Another very interesting book that I just finished reading is a great read called The Scavenger's Guide to Haute Cuisine. It was loaned to me by my friend Kevin who is a pastry chef. This is about a guy who is gifted Auguste Escoffier's book Le Guide Culinaire, and sets off to re-recreate one of the creator of French haute cuisine's famous banquet dinners. The challenge is reproducing the recipes exactly, and he finds that it will take him an entire year to acquire all of the ingredients, and so he sets out to hunt and scavenge all the ingredients himself. This adventure culminates in a 3-day feast of 45 dishes. I particularly enjoyed his tales of hunting for wild boar, fishing in Alaska, and raising squab (baby pigeons). It also reads like a story in Outside Magazine, which makes it a pretty quick read. This book made me jealous for not having any hunting skills (another by-product of the Outside Magazine feel - not feeling as good or athletic or outdoorsy as the guy who wrote the article...), and inspired me to get some - because what is more localvore than hunting your own food? I decided that hunting is an uberlocalvore activity and I plan on making that happen this year. First I must get my hunting license, so I will be relegated to taking the hunter safety class with Boy Scouts earning their badges. I can hardly wait! I can taste my first braised rabbit already!!

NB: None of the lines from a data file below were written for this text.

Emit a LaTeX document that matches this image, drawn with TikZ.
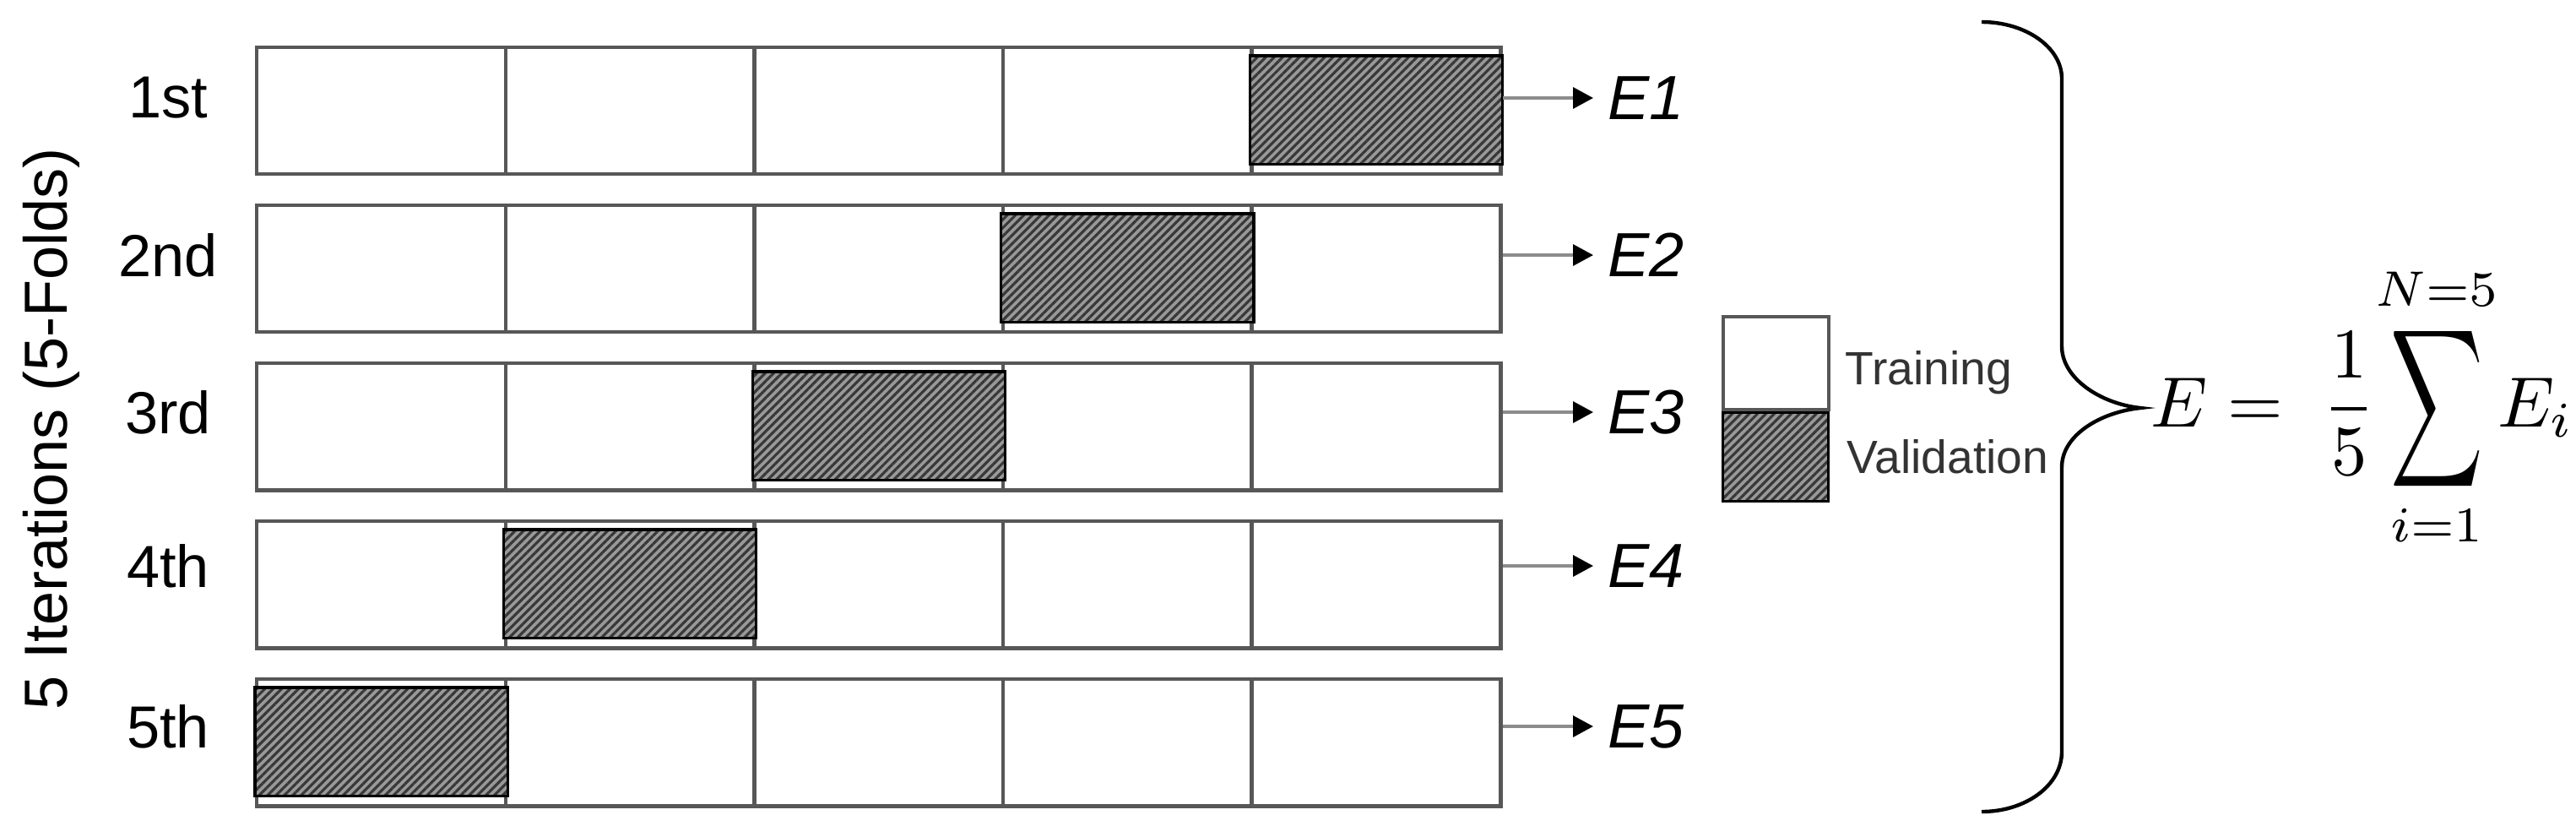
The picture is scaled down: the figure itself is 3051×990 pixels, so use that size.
\documentclass[tikz,border=0pt]{standalone}
\usepackage[no-math]{fontspec}
\usepackage{amsmath}
\usepackage{graphicx}
\usetikzlibrary{arrows.meta,patterns.meta}
\newfontfamily\arialf{Liberation Sans}
\tikzset{
  cell/.style={draw=black!66, line width=1.25pt, rectangle, minimum width=2.946cm,
    minimum height=1.5cm, inner sep=0pt, anchor=north west, fill=white},
  hatch/.style={draw=black, line width=0.9pt, preaction={fill=black!40},
    pattern={Lines[angle=45,distance=2pt,line width=0.9pt]}, pattern color=black!78},
  rowlab/.style={font=\arialf\fontsize{20}{24}\selectfont, inner sep=0pt},
  elab/.style={font=\arialf\itshape\fontsize{21}{25}\selectfont, anchor=west,
    inner xsep=0.17cm, inner ysep=0pt},
  earrow/.style={draw=black!45, line width=1pt,
    -{Triangle[length=0.24cm,width=0.25cm,color=black]}},
  legtxt/.style={font=\arialf\fontsize{15.7}{19}\selectfont, text=black!80,
    inner sep=0pt, anchor=base west},
  bracepath/.style={draw=black, line width=1.25pt},
}
\begin{document}
\begin{tikzpicture}[x=0.01cm,y=-0.01cm]
\useasboundingbox (0,0) rectangle (3051,990);
% cells
\foreach \r/\tp in {1/54,2/241,3/428,4/615,5/802}{
  \foreach \c in {1,...,5}{
    \node[cell] (r\r-\c) at ({302+(\c-1)*294.6},\tp) {};
  }
}
% validation folds
\foreach \r/\c in {1/5,2/4,3/3,4/2,5/1}{
  \draw[hatch] ([yshift=-0.12cm]r\r-\c.north west) rectangle ([yshift=0.14cm]r\r-\c.south east);
}
% labels and arrows
\foreach \r/\y/\lab in {1/116/1st,2/302/2nd,3/488/3rd,4/670/4th,5/860/5th}{
  \node[rowlab] (l\r) at (199,\y) {\lab};
  \node[elab] (e\r) at (1887,\y) {E\r};
  \draw[earrow] (r\r-5.east |- e\r.west) -- (e\r.west);
}
% vertical axis label
\node[rowlab, font=\arialf\fontsize{20.5}{24}\selectfont, rotate=90, anchor=base] (ylab) at (80,508) {5 Iterations (5-Folds)};
% legend
\node[cell, minimum width=1.25cm, minimum height=1.10cm] (legT) at (2039,373) {};
\node[hatch, rectangle, anchor=north west, inner sep=0pt, minimum width=1.25cm, minimum height=1.05cm] (legV) at (2039,487) {};
\node[legtxt] (tT) at (2185,455) {Training};
\node[legtxt] (tV) at (2187,560) {Validation};
% brace
\draw[bracepath] (2347,26) .. controls (2399,26) and (2442,56) .. (2442,93)
  -- (2442,410) .. controls (2442,448) and (2488,478) .. (2535,483)
  .. controls (2488,488) and (2442,515) .. (2442,553)
  -- (2442,890) .. controls (2442,930) and (2399,961) .. (2347,961);
% formula
\node[anchor=base west, inner sep=0pt] (formula) at (2547,505) {\scalebox{2.4}{$\displaystyle E=\;\frac{1}{5}\!\mathop{\vcenter{\hbox{\scalebox{0.9}[1.55]{$\displaystyle\sum$}}}}\limits_{i=1}^{N=5}\!E_i$}};
\end{tikzpicture}
\end{document}
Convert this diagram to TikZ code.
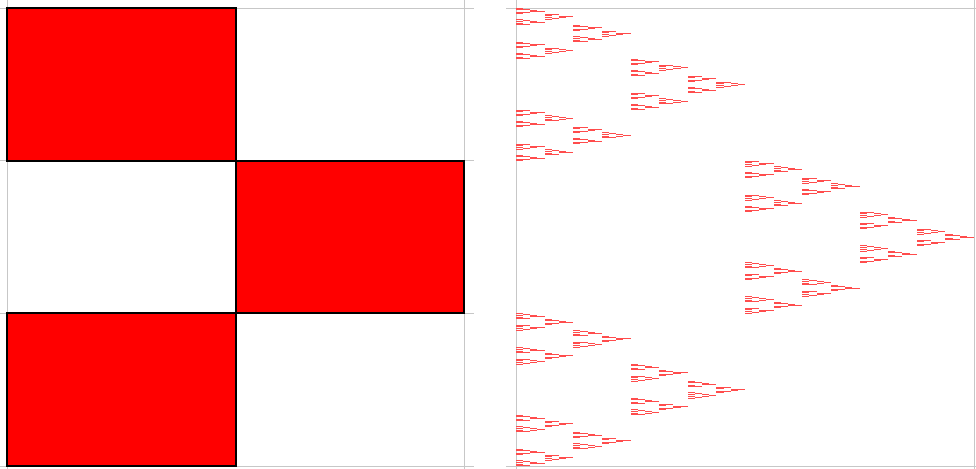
\documentclass[tikz,border=0pt]{standalone}
\usepackage{tikz}

% one step of the substitution: red cells top-left, middle-right, bottom-left
\newcommand\fractile[5]{%
  \ifnum#5=0
    \fill[tile] (#1,#2) rectangle ++(#3,#4);
  \else
    \begingroup
    \edef\fx{#1}\edef\fy{#2}\edef\fw{#3}\edef\fh{#4}\edef\fd{#5}%
    \pgfmathsetmacro\hw{\fw/2}%
    \pgfmathsetmacro\th{\fh/3}%
    \pgfmathsetmacro\xm{\fx+\hw}%
    \pgfmathsetmacro\ya{\fy+\th}%
    \pgfmathsetmacro\yb{\fy+2*\th}%
    \pgfmathtruncatemacro\dd{\fd-1}%
    \fractile{\fx}{\fy}{\hw}{\th}{\dd}%
    \fractile{\xm}{\ya}{\hw}{\th}{\dd}%
    \fractile{\fx}{\yb}{\hw}{\th}{\dd}%
    \endgroup
  \fi}

\begin{document}
\begin{tikzpicture}[
    x=1pt, y=-1pt,
    frame/.style={draw=black!22, line width=0.9pt},
    redcell/.style={fill=red, draw=black, line width=2pt},
    tile/.style={red!70}
]
    \clip (0,0) rectangle (976,468);
    \fill[white] (0,0) rectangle (976,468);

    % left panel: frame lines
    \foreach \xx in {7,464} \draw[frame] (\xx,-5) -- (\xx,476);
    \foreach \yy in {8,466} \draw[frame] (-5,\yy) -- (474,\yy);
    \foreach \yy in {160.7,313.3} {
        \draw[frame] (-3,\yy) -- (7,\yy);
        \draw[frame] (464,\yy) -- (474,\yy);
    }

    % left panel: the 2x3 pattern
    \draw[redcell] (7,8) rectangle (235.5,160.7);
    \draw[redcell] (235.5,160.7) rectangle (464,313.3);
    \draw[redcell] (7,313.3) rectangle (235.5,466);

    % right panel: frame lines
    \foreach \xx in {516,974} \draw[frame] (\xx,-5) -- (\xx,476);
    \foreach \yy in {8,466} \draw[frame] (506,\yy) -- (984,\yy);

    % right panel: pattern applied six times
    \fractile{516}{8}{458}{458}{6}
\end{tikzpicture}
\end{document}
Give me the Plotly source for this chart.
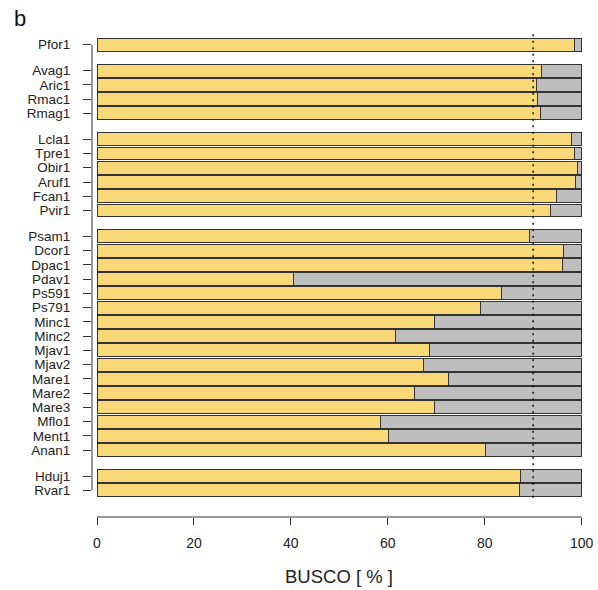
import plotly.graph_objects as go

# BUSCO completeness (%) per genome, listed in display groups (top to bottom)
group_pfor = ["Pfor1"]
group_avag = ["Avag1", "Aric1", "Rmac1", "Rmag1"]
group_lcla = ["Lcla1", "Tpre1", "Obir1", "Aruf1", "Fcan1", "Pvir1"]
group_psam = ["Psam1", "Dcor1", "Dpac1", "Pdav1", "Ps591", "Ps791", "Minc1", "Minc2",
              "Mjav1", "Mjav2", "Mare1", "Mare2", "Mare3", "Mflo1", "Ment1", "Anan1"]
group_hduj = ["Hduj1", "Rvar1"]

complete_pfor = [98.6]
complete_avag = [91.7, 90.7, 90.9, 91.5]
complete_lcla = [98.0, 98.6, 99.1, 98.8, 94.8, 93.5]
complete_psam = [89.3, 96.2, 96.0, 40.5, 83.4, 79.2, 69.6, 61.6,
                 68.7, 67.3, 72.6, 65.5, 69.7, 58.5, 60.1, 80.1]
complete_hduj = [87.4, 87.1]

threshold = 90
x_ticks = [0, 20, 40, 60, 80, 100]

groups = [group_pfor, group_avag, group_lcla, group_psam, group_hduj]
group_values = [complete_pfor, complete_avag, complete_lcla, complete_psam, complete_hduj]

# barplot-style layout: bar width 1, 0.1 space within a group, 1.0 between groups
BAR_W = 1.0
SPACE_IN = 0.1
SPACE_GROUP = 1.0

names, complete, ypos = [], [], []
pos = 0.0
for gi, (g, vals) in enumerate(zip(groups, group_values)):
    for j, (n, v) in enumerate(zip(g, vals)):
        if names:
            pos += BAR_W + (SPACE_GROUP if j == 0 else SPACE_IN)
        names.append(n)
        complete.append(v)
        ypos.append(pos)
missing = [100 - v for v in complete]

YELLOW = "#F9D977"
GREY = "#BEBEBE"
EDGE = "#333333"
AXIS = "#333333"
FONT = "Liberation Sans, Arial, sans-serif"

fig = go.Figure()
fig.add_trace(go.Bar(y=ypos, x=complete, orientation="h", width=BAR_W,
                     marker=dict(color=YELLOW, line=dict(color=EDGE, width=1)),
                     name="Complete", hovertext=names))
fig.add_trace(go.Bar(y=ypos, x=missing, orientation="h", width=BAR_W,
                     marker=dict(color=GREY, line=dict(color=EDGE, width=1)),
                     name="Missing", hovertext=names))

pad = 2.06
fig.update_layout(
    barmode="stack",
    width=598, height=590,
    margin=dict(l=92, r=12, t=18, b=73),
    plot_bgcolor="white", paper_bgcolor="white",
    showlegend=False,
    font=dict(family=FONT, color="#222222"),
    xaxis=dict(range=[-1.032, 100.9], tickvals=x_ticks, ticktext=[str(t) for t in x_ticks],
               ticks="outside", ticklen=7, tickcolor=AXIS, tickwidth=1,
               showgrid=False, zeroline=False, showline=False, automargin=False,
               tickfont=dict(size=14, color="#222222"), ticklabelstandoff=6),
    yaxis=dict(range=[ypos[-1] + pad, ypos[0] - pad], tickvals=ypos, ticktext=names,
               ticks="outside", ticklen=8, tickcolor=AXIS, tickwidth=1,
               showgrid=False, zeroline=False, showline=False, automargin=False,
               tickfont=dict(size=13.5, color="#222222"), ticklabelstandoff=10),
)

# axis lines spanning only the tick range
fig.add_shape(type="line", xref="paper", yref="y", x0=0, x1=0, y0=ypos[0], y1=ypos[-1],
              line=dict(color=AXIS, width=1))
fig.add_shape(type="line", xref="x", yref="paper", x0=x_ticks[0], x1=x_ticks[-1], y0=0, y1=0,
              line=dict(color=AXIS, width=1))

# completeness threshold
fig.add_shape(type="line", xref="x", yref="y", x0=threshold, x1=threshold,
              y0=ypos[0] - BAR_W / 2 - 0.3, y1=ypos[-1] + BAR_W / 2 + 0.2,
              line=dict(color="#111111", width=1.5, dash="2px,4.5px"), layer="above")

fig.add_annotation(text="BUSCO [ % ]", xref="x", yref="paper", x=50, y=-0.12,
                   showarrow=False, yanchor="middle", font=dict(size=18.5, color="#222222"))
fig.add_annotation(text="b", xref="paper", yref="paper", x=-0.145, y=1.0,
                   xanchor="center", yanchor="middle", showarrow=False,
                   font=dict(size=22, color="#111111"))

fig.write_html("out.html")
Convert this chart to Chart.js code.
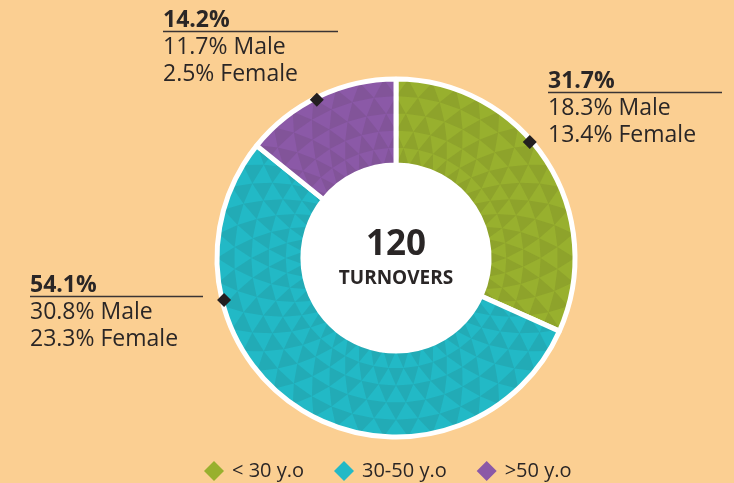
<!DOCTYPE html>
<html>
<head>
<meta charset="utf-8">
<script src="https://cdn.jsdelivr.net/npm/chart.js@4/dist/chart.umd.min.js"></script>
<style>
  html, body { margin: 0; padding: 0; background: #fbcf92; }
  #wrap { width: 734px; height: 483px; position: relative; }
</style>
</head>
<body>
<div id="wrap"><canvas id="turnoverChart" width="734" height="483"></canvas></div>
<script>
// Turnover split by age group
const categories = ['< 30 y.o', '30-50 y.o', '>50 y.o'];
const shares = [31.7, 54.1, 14.2];
const malePct = [18.3, 30.8, 11.7];
const femalePct = [13.4, 23.3, 2.5];
const totalTurnovers = 120;
const colors = ['#98b02e', '#22b9c6', '#8b59a7'];

// where each callout sits (text box + where on the arc the marker goes)
const callouts = [
    { x: 548, base: 88, lineLen: 174, along: 0.43 },
    { x: 30, base: 292, lineLen: 173, along: 0.73 },
    { x: 163, base: 27, lineLen: 175, along: 0.48 }
];

const FONT = '"Open Sans", "Noto Sans", sans-serif';
const textColor = '#2a2626';

function drawDiamond(ctx, x, y, half, fill) {
    ctx.beginPath();
    ctx.moveTo(x, y - half);
    ctx.lineTo(x + half, y);
    ctx.lineTo(x, y + half);
    ctx.lineTo(x - half, y);
    ctx.closePath();
    ctx.fillStyle = fill;
    ctx.fill();
}

// darker triangles laid out in rings, to imitate the printed texture
function drawTexture(ctx, arc) {
    const pad = 2.5;
    const r0 = arc.innerRadius + pad, r1 = arc.outerRadius - pad;
    const dA = pad / r0;
    ctx.save();
    ctx.beginPath();
    ctx.arc(arc.x, arc.y, r1, arc.startAngle + pad / r1, arc.endAngle - pad / r1);
    ctx.arc(arc.x, arc.y, r0, arc.endAngle - dA, arc.startAngle + dA, true);
    ctx.closePath();
    ctx.clip();
    ctx.fillStyle = 'rgba(40, 30, 20, 0.09)';
    const rings = 5, cells = 46;
    const step = Math.PI * 2 / cells;
    for (let k = 0; k < rings; k++) {
        const ra = arc.innerRadius + (arc.outerRadius - arc.innerRadius) * k / rings;
        const rb = arc.innerRadius + (arc.outerRadius - arc.innerRadius) * (k + 1) / rings;
        const off = (k % 2) * step / 2;
        for (let j = 0; j < cells; j++) {
            const t0 = j * step + off - Math.PI / 2;
            const t1 = t0 + step;
            const tm = (t0 + t1) / 2;
            ctx.beginPath();
            ctx.moveTo(arc.x + Math.cos(t0) * ra, arc.y + Math.sin(t0) * ra);
            ctx.lineTo(arc.x + Math.cos(t1) * ra, arc.y + Math.sin(t1) * ra);
            ctx.lineTo(arc.x + Math.cos(tm) * rb, arc.y + Math.sin(tm) * rb);
            ctx.closePath();
            ctx.fill();
        }
    }
    ctx.restore();
}

const decorPlugin = {
    id: 'decor',
    afterDatasetsDraw(chart) {
        const ctx = chart.ctx;
        const arcs = chart.getDatasetMeta(0).data;
        if (!arcs.length) return;
        const cx = arcs[0].x, cy = arcs[0].y;
        const inner = arcs[0].innerRadius;

        arcs.forEach(arc => drawTexture(ctx, arc));

        ctx.save();
        // white hole
        ctx.beginPath();
        ctx.arc(cx, cy, inner + 1, 0, Math.PI * 2);
        ctx.fillStyle = '#ffffff';
        ctx.fill();

        // center text
        ctx.fillStyle = textColor;
        ctx.textAlign = 'center';
        ctx.textBaseline = 'alphabetic';
        ctx.font = 'bold 35px ' + FONT;
        ctx.fillText(String(totalTurnovers), cx, cy - 3);
        ctx.font = 'bold 19px ' + FONT;
        ctx.fillText('TURNOVERS', cx, cy + 26);

        // callouts
        arcs.forEach((arc, i) => {
            const c = callouts[i];
            const a = arc.startAngle + (arc.endAngle - arc.startAngle) * c.along;
            const r = arc.outerRadius - 2;
            drawDiamond(ctx, cx + Math.cos(a) * r, cy + Math.sin(a) * r, 7, '#231f20');

            ctx.textAlign = 'left';
            ctx.fillStyle = textColor;
            ctx.font = 'bold 23px ' + FONT;
            ctx.fillText(shares[i].toFixed(1) + '%', c.x, c.base);
            ctx.strokeStyle = '#3a3434';
            ctx.lineWidth = 1.3;
            ctx.beginPath();
            ctx.moveTo(c.x, c.base + 4.5);
            ctx.lineTo(c.x + c.lineLen, c.base + 4.5);
            ctx.stroke();
            ctx.font = '23px ' + FONT;
            ctx.fillText(malePct[i].toFixed(1) + '% Male', c.x, c.base + 27);
            ctx.fillText(femalePct[i].toFixed(1) + '% Female', c.x, c.base + 54);
        });

        // legend
        ctx.font = '20px ' + FONT;
        ctx.textBaseline = 'middle';
        const ly = 471;
        let lx = 204;
        categories.forEach((label, i) => {
            drawDiamond(ctx, lx + 10, ly, 10, colors[i]);
            ctx.fillStyle = textColor;
            ctx.fillText(label, lx + 28, ly);
            lx += 28 + ctx.measureText(label).width + 30;
        });
        ctx.restore();
    }
};

new Chart(document.getElementById('turnoverChart'), {
    type: 'doughnut',
    data: {
        labels: categories,
        datasets: [{
            data: shares,
            backgroundColor: colors,
            borderColor: '#ffffff',
            borderWidth: 5,
            hoverOffset: 0
        }]
    },
    options: {
        responsive: false,
        animation: false,
        radius: 179,
        cutout: '52%',
        layout: { padding: { left: 58, right: 0, top: 33, bottom: 0 } },
        plugins: {
            legend: { display: false },
            tooltip: { enabled: false }
        }
    },
    plugins: [decorPlugin]
});
</script>
</body>
</html>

The last book I'm going to talk about is Heat : an amateur's adventures as kitchen slave, line cook, pasta maker, and apprentice to a Dante-quoting butcher in Tuscany by Bill Buford. This book is exactly what the title describes. I enter kitchens nearly daily all summer making produce deliveries, and have often wondered what it would be like being on the receiving end of my produce boxes. This book perfectly describes, I think, what that life is like in such great detail that I am convinced of what it is like and have decided that I don't need to work in a kitchen! Admirably, the author decides to take his tutelage in Mario Batali's Babbo kitchen in NYC so seriously, that he decides to fly to Tuscany and apprentice with those that Mario also apprenticed with. This reminded me of how wonderful Italy can be, and made me promise to myself that next time we go to Italy (very likely this October for the next Terra Madre conference), that we stay longer and eat more food directly from farms.
So, there you have it, my not-so-concise report on my recent readings. I have next up on my plate: a full serving of 3 Marion Nestle books: What to Eat, Food Politics: How the Food Industry Influences Nutrition and Health, and Safe Food: Bacteria, Biotechnology, and Bioterrorism. Michael Pollan's new book - In Defense of Food: An Eater's Manifesto, and a re-reading of his The Omnivore's Dilemma: A Natural History of Four Meals, and Michael Ableman's book from last year: Fields of Plenty: A Farmer's Journey In Search of Real Food and the People Who Grow It. Better get to it; only 2 and a half more months until the first tilling!